> **Source data**:
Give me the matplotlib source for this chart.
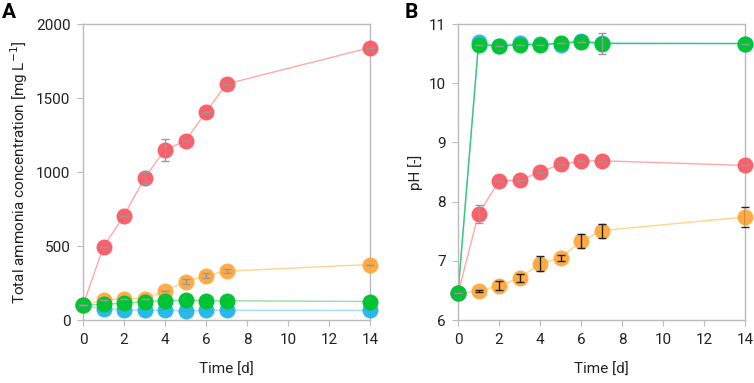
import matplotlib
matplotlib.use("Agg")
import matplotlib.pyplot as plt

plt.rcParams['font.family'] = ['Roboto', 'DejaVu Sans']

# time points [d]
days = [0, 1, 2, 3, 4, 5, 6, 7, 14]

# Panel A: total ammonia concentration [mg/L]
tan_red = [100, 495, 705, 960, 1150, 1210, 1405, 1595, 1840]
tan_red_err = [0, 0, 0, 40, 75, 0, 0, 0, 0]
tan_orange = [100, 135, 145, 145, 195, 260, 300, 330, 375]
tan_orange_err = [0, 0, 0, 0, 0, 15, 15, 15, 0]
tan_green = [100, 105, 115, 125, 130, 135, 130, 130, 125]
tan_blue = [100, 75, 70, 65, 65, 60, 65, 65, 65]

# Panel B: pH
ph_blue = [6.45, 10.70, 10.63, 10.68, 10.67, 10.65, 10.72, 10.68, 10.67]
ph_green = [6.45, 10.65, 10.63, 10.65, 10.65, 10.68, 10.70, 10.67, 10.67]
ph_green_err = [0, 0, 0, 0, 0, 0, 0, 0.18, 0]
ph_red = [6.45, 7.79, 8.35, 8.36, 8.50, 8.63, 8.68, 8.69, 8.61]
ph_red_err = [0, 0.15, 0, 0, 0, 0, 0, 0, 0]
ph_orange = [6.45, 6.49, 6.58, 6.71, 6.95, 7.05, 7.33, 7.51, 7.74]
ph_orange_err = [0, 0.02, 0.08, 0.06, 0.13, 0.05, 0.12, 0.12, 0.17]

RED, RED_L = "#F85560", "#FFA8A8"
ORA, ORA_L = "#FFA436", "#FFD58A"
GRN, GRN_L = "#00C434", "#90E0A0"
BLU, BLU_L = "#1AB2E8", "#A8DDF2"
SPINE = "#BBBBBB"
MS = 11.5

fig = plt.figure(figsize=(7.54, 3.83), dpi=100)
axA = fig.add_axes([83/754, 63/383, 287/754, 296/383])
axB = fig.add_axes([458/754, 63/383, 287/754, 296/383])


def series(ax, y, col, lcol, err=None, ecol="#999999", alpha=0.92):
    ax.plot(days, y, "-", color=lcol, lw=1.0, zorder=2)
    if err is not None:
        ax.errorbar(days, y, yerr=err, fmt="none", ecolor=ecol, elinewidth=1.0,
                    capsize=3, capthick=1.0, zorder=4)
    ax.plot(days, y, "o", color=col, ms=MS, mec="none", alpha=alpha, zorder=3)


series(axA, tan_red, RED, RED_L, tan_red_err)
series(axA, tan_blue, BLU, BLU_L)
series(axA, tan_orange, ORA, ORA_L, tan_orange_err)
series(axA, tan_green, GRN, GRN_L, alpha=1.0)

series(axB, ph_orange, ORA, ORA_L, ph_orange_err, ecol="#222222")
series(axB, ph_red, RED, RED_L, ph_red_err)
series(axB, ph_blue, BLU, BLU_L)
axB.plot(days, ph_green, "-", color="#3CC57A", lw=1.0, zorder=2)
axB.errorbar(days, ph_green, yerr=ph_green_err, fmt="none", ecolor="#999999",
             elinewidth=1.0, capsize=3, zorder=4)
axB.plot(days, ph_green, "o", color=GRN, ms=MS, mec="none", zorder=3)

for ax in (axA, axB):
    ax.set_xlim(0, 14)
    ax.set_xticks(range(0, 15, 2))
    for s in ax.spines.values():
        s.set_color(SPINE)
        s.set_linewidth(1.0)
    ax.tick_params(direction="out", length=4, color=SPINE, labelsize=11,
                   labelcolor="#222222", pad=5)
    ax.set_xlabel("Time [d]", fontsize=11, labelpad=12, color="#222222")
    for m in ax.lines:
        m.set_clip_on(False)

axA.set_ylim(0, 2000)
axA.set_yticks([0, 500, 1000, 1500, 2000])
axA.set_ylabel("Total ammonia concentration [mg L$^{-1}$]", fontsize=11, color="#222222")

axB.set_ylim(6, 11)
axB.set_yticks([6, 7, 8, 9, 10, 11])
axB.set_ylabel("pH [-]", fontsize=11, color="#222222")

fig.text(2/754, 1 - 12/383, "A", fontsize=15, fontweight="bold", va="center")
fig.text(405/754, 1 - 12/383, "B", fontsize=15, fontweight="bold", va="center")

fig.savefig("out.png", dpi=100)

> **Stated goal**: Transcribe the whole listing exactly. Pictures are excluded.

> **Output for this task**:
Give me the matplotlib source for this chart.
import matplotlib
matplotlib.use("Agg")
import matplotlib.pyplot as plt

plt.rcParams['font.family'] = ['Roboto', 'DejaVu Sans']

# time points [d]
days = [0, 1, 2, 3, 4, 5, 6, 7, 14]

# Panel A: total ammonia concentration [mg/L]
tan_red = [100, 495, 705, 960, 1150, 1210, 1405, 1595, 1840]
tan_red_err = [0, 0, 0, 40, 75, 0, 0, 0, 0]
tan_orange = [100, 135, 145, 145, 195, 260, 300, 330, 375]
tan_orange_err = [0, 0, 0, 0, 0, 15, 15, 15, 0]
tan_green = [100, 105, 115, 125, 130, 135, 130, 130, 125]
tan_blue = [100, 75, 70, 65, 65, 60, 65, 65, 65]

# Panel B: pH
ph_blue = [6.45, 10.70, 10.63, 10.68, 10.67, 10.65, 10.72, 10.68, 10.67]
ph_green = [6.45, 10.65, 10.63, 10.65, 10.65, 10.68, 10.70, 10.67, 10.67]
ph_green_err = [0, 0, 0, 0, 0, 0, 0, 0.18, 0]
ph_red = [6.45, 7.79, 8.35, 8.36, 8.50, 8.63, 8.68, 8.69, 8.61]
ph_red_err = [0, 0.15, 0, 0, 0, 0, 0, 0, 0]
ph_orange = [6.45, 6.49, 6.58, 6.71, 6.95, 7.05, 7.33, 7.51, 7.74]
ph_orange_err = [0, 0.02, 0.08, 0.06, 0.13, 0.05, 0.12, 0.12, 0.17]

RED, RED_L = "#F85560", "#FFA8A8"
ORA, ORA_L = "#FFA436", "#FFD58A"
GRN, GRN_L = "#00C434", "#90E0A0"
BLU, BLU_L = "#1AB2E8", "#A8DDF2"
SPINE = "#BBBBBB"
MS = 11.5

fig = plt.figure(figsize=(7.54, 3.83), dpi=100)
axA = fig.add_axes([83/754, 63/383, 287/754, 296/383])
axB = fig.add_axes([458/754, 63/383, 287/754, 296/383])


def series(ax, y, col, lcol, err=None, ecol="#999999", alpha=0.92):
    ax.plot(days, y, "-", color=lcol, lw=1.0, zorder=2)
    if err is not None:
        ax.errorbar(days, y, yerr=err, fmt="none", ecolor=ecol, elinewidth=1.0,
                    capsize=3, capthick=1.0, zorder=4)
    ax.plot(days, y, "o", color=col, ms=MS, mec="none", alpha=alpha, zorder=3)


series(axA, tan_red, RED, RED_L, tan_red_err)
series(axA, tan_blue, BLU, BLU_L)
series(axA, tan_orange, ORA, ORA_L, tan_orange_err)
series(axA, tan_green, GRN, GRN_L, alpha=1.0)

series(axB, ph_orange, ORA, ORA_L, ph_orange_err, ecol="#222222")
series(axB, ph_red, RED, RED_L, ph_red_err)
series(axB, ph_blue, BLU, BLU_L)
axB.plot(days, ph_green, "-", color="#3CC57A", lw=1.0, zorder=2)
axB.errorbar(days, ph_green, yerr=ph_green_err, fmt="none", ecolor="#999999",
             elinewidth=1.0, capsize=3, zorder=4)
axB.plot(days, ph_green, "o", color=GRN, ms=MS, mec="none", zorder=3)

for ax in (axA, axB):
    ax.set_xlim(0, 14)
    ax.set_xticks(range(0, 15, 2))
    for s in ax.spines.values():
        s.set_color(SPINE)
        s.set_linewidth(1.0)
    ax.tick_params(direction="out", length=4, color=SPINE, labelsize=11,
                   labelcolor="#222222", pad=5)
    ax.set_xlabel("Time [d]", fontsize=11, labelpad=12, color="#222222")
    for m in ax.lines:
        m.set_clip_on(False)

axA.set_ylim(0, 2000)
axA.set_yticks([0, 500, 1000, 1500, 2000])
axA.set_ylabel("Total ammonia concentration [mg L$^{-1}$]", fontsize=11, color="#222222")

axB.set_ylim(6, 11)
axB.set_yticks([6, 7, 8, 9, 10, 11])
axB.set_ylabel("pH [-]", fontsize=11, color="#222222")

fig.text(2/754, 1 - 12/383, "A", fontsize=15, fontweight="bold", va="center")
fig.text(405/754, 1 - 12/383, "B", fontsize=15, fontweight="bold", va="center")

fig.savefig("out.png", dpi=100)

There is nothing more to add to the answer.